The rest of Knoxville–the rest of the United States–may think it’s time to celebrate the Christmas season, but we Shollys firmly insist on celebrating Advent first.
For those who don’t know, in the Church calendar, Advent is the season which precedes the Christmas season, a time of watching, waiting, and preparing for the coming of Christ.  Christmas does not officially begin until the day itself, and continues until Epiphany (that’s the twelve days of Christmas, not the twelve days leading up to it, as I have heard some claim recently!).

Now, I’m not the Grinch, and I don’t require that my family abstain from all the festivities that started the day after Thanksgiving, but we do try with varying degrees of success year to year to observe some Advent customs at home.   We attended our parish’s Advent Workshop and made an Advent wreath which we light and pray over, although not every night.  I ordered a couple of CDs that I like to listen to during Advent before breaking out the Christmas carols.   I took down all the harvest-themed decorations and left my mantel bare except for candles.   Some years we hang Jesse Tree ornaments.  The ones my three big kids colored eleven years ago are ashes, of course, but I got a new set this year for the little ones to color.  Maybe they will be ready by next year.  And some years we have an Advent Calendar.

Like everyone else, the way our family does things at this time of the year is governed by tradition–in this case, my tradition.  My husband was raised Protestant and his family’s tree went up right after Thanksgiving (not that this doesn’t also seem to be true for a lot of Catholics I know!).  But when I was growing up we always had an Advent calendar, and our decorations did not go up until well into December.  More than my family’s practices, though, my love of the Advent season was shaped by my experience at St. Joseph School.

Every morning right after Mass everyone in the school would stop in the hallway beside the elevated area where the statue of the Blessed Mother used to stand.  There we had a cedar tree that served as Jesse Tree until right before Christmas, when it was re-purposed as a Christmas tree.   One of the 8th graders would hold up the ornament of the day and would read the verses that went along with it.  Then Sister Janice would lead us in an Advent hymn like “The King of Glory,” and we would sing it as we walked back to our classrooms.  I looked forward to these mornings with great anticipation and the ritual really did awaken in me a feeling of excitement that had nothing to do with presents and Santa Claus.

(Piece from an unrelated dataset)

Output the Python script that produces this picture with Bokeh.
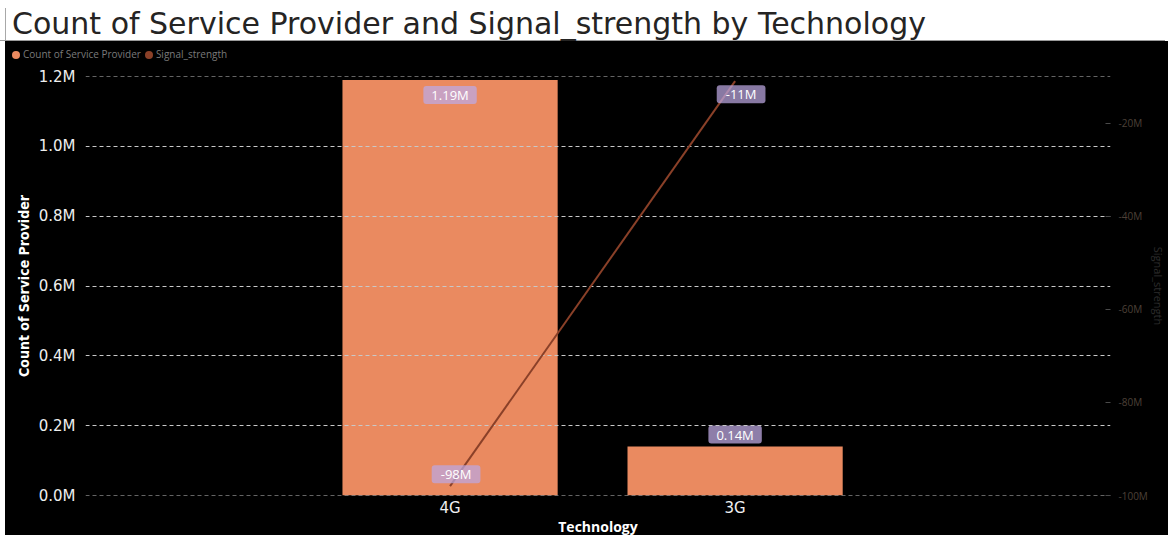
from bokeh.plotting import figure
from bokeh.models import (Range1d, LinearAxis, FixedTicker, ColumnDataSource, Div)
from bokeh.layouts import column
from bokeh.core.properties import value
from bokeh.embed import file_html
from bokeh.resources import INLINE

# ---------------- data ----------------
title_text = "Count of Service Provider and Signal_strength by Technology"
series_names = ["Count of Service Provider", "Signal_strength"]
x_title = "Technology"
y_title = "Count of Service Provider"
y2_title = "Signal_strength"
categories = ["4G", "3G"]
provider_count = [1190000, 140000]
signal_strength = [-98000000, -11000000]
bar_labels = ["1.19M", "0.14M"]
line_labels = ["-98M", "-11M"]
left_ticks = [0, 200000, 400000, 600000, 800000, 1000000, 1200000]
left_tick_labels = ["0.0M", "0.2M", "0.4M", "0.6M", "0.8M", "1.0M", "1.2M"]
right_ticks = [-100000000, -80000000, -60000000, -40000000, -20000000]
right_tick_labels = ["-100M", "-80M", "-60M", "-40M", "-20M"]

xs = [i + 0.5 for i in range(len(categories))]
bar_off = [15 if v > 600000 else -12 for v in provider_count]
line_off = [13 if v > -55000000 else -12 for v in signal_strength]
src = ColumnDataSource(dict(x=xs, cat=categories, count=provider_count,
                            sig=signal_strength, blab=bar_labels, llab=line_labels,
                            boff=bar_off, loff=line_off))
grid_src = ColumnDataSource(dict(y=left_ticks))

FONT = "Open Sans"
TICKFONT = "DejaVu Sans"
BAR = "#EA8A60"
LINE = "#8A4028"
LBL_BG = "#BDA8E2"

# ---------------- title strip ----------------
title = Div(
    text=('<div style="width:1165px;height:41px;box-sizing:border-box;'
          'border-bottom:1px solid #9a9a9a;padding-top:8px;">'
          '<div style="margin-left:5px;border-left:1px solid #a8a8a8;'
          'height:32px;padding-left:6px;font-family:\'DejaVu Sans\';font-size:30px;'
          'line-height:32px;color:#252423;white-space:nowrap;">'
          + title_text + '</div></div>'),
    width=1165, height=41, margin=0, styles={"background-color": "white"})

# ---------------- legend strip ----------------
legend_html = ('<div style="height:20px;padding-left:7px;padding-top:7px;box-sizing:border-box;'
               'font-family:\'Open Sans\';font-size:10px;line-height:13px;color:#7a7a7a;'
               'white-space:nowrap;">')
for name, col in zip(series_names, [BAR, LINE]):
    legend_html += ('<span style="display:inline-block;width:8px;height:8px;border-radius:4px;'
                    'background:%s;margin-right:3px;vertical-align:-0.5px;"></span>'
                    '<span style="margin-right:4px;">%s</span>' % (col, name))
legend_html += '</div>'
legend = Div(text=legend_html, width=1163, height=20, margin=(0, 0, 0, 5),
             styles={"background-color": "black"})

# ---------------- main chart ----------------
p = figure(width=1163, height=458,
           x_range=Range1d(-0.779, 2.817), y_range=Range1d(0, 1200000),
           output_backend="svg", toolbar_location=None,
           background_fill_color="black", border_fill_color="black",
           outline_line_color=None,
           min_border_left=80, min_border_right=58,
           min_border_top=15, min_border_bottom=23,
           margin=(0, 0, 0, 5), styles={"background-color": "black"})
p.extra_y_ranges = {"sig": Range1d(-100000000, -10000000)}

p.xgrid.visible = False
p.ygrid.visible = False

bars = p.vbar(x="x", top="count", width=0.755, source=src,
              fill_color=BAR, line_color=None)
# bar data labels
p.text(x="x", y="count", text="blab", y_offset="boff", source=src,
       text_align="center", text_baseline="middle", text_color="white",
       text_font=value(FONT), text_font_size="13px",
       background_fill_color=LBL_BG, background_fill_alpha=0.75,
       padding=dict(left=8, right=8, top=0, bottom=0), border_radius=3)
# dashed horizontal gridlines at the left-axis ticks
p.hspan(y="y", source=grid_src, line_color="#c8c8c8", line_width=1,
        line_dash="4 3")
ln = p.line(x="x", y="sig", source=src, y_range_name="sig",
            line_color=LINE, line_width=2)
# line data labels
p.text(x="x", y="sig", text="llab", y_offset="loff", x_offset=6, source=src,
       y_range_name="sig",
       text_align="center", text_baseline="middle", text_color="white",
       text_font=value(FONT), text_font_size="13px",
       background_fill_color=LBL_BG, background_fill_alpha=0.72,
       padding=dict(left=9, right=9, top=0, bottom=0), border_radius=3)

# x axis
xa = p.xaxis[0]
xa.ticker = FixedTicker(ticks=xs)
xa.major_label_overrides = {x: c for x, c in zip(xs, categories)}
xa.axis_line_color = None
xa.major_tick_line_color = None
xa.major_tick_out = 0
xa.major_tick_in = 0
xa.minor_tick_line_color = None
xa.minor_tick_out = 0
xa.major_label_text_color = "#f0f0f0"
xa.major_label_text_font = TICKFONT
xa.major_label_text_font_size = "15px"
xa.major_label_standoff = 3

# left axis
ya = p.yaxis[0]
ya.ticker = FixedTicker(ticks=left_ticks)
ya.major_label_overrides = {v: s for v, s in zip(left_ticks, left_tick_labels)}
ya.axis_label = y_title
ya.axis_line_color = None
ya.major_tick_line_color = None
ya.major_tick_out = 0
ya.major_tick_in = 0
ya.minor_tick_line_color = None
ya.minor_tick_out = 0
ya.major_label_text_color = "#eeeeee"
ya.major_label_text_font = TICKFONT
ya.major_label_text_font_size = "15px"
ya.major_label_standoff = 10
ya.axis_label_text_color = "white"
ya.axis_label_text_font = "'DejaVu Sans Condensed', Roboto, sans-serif"
ya.axis_label_text_font_style = "bold"
ya.axis_label_text_font_size = "14px"
ya.axis_label_standoff = 4

# right axis
ra = LinearAxis(y_range_name="sig", ticker=FixedTicker(ticks=right_ticks))
ra.major_label_overrides = {v: s for v, s in zip(right_ticks, right_tick_labels)}
ra.axis_label = y2_title
ra.axis_line_color = None
ra.major_tick_in = 5
ra.major_tick_out = 0
ra.major_tick_line_color = "#4a4a4a"
ra.minor_tick_line_color = None
ra.minor_tick_out = 0
ra.major_label_text_color = "#4d4038"
ra.major_label_text_font = FONT
ra.major_label_text_font_size = "10px"
ra.major_label_standoff = 8
ra.axis_label_text_color = "#2c2c2c"
ra.axis_label_text_font = FONT
ra.axis_label_text_font_style = "normal"
ra.axis_label_text_font_size = "11px"
ra.axis_label_standoff = 0
p.add_layout(ra, "right")

# ---------------- x-axis title strip ----------------
xt = Div(text=('<div style="width:1163px;height:16px;overflow:hidden;">'
               '<div style="position:relative;left:593px;width:160px;margin-left:-80px;'
               'text-align:center;font-family:\'Open Sans\';font-weight:bold;'
               'font-size:14px;line-height:16px;color:white;">' + x_title +
               '</div></div>'),
         width=1163, height=16, margin=(0, 0, 0, 5),
         styles={"background-color": "black"})

layout = column(title, legend, p, xt, spacing=0)
open("out.html", "w").write(file_html(layout, INLINE))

We are having a Christmas Open House this year.  Normally we have our parties between Christmas and New Year’s, which should be days of celebration rather than days of throwing out the tree and tearing down the decorations.  Who ever heard of having the party before the guest of honor even arrives, after all?  However, we are going out of town after Christmas so we have to party the weekend before.  That means our tree will go up sooner than December 21 or 22, which is what I prefer.
But for now we will watch and wait just a little longer.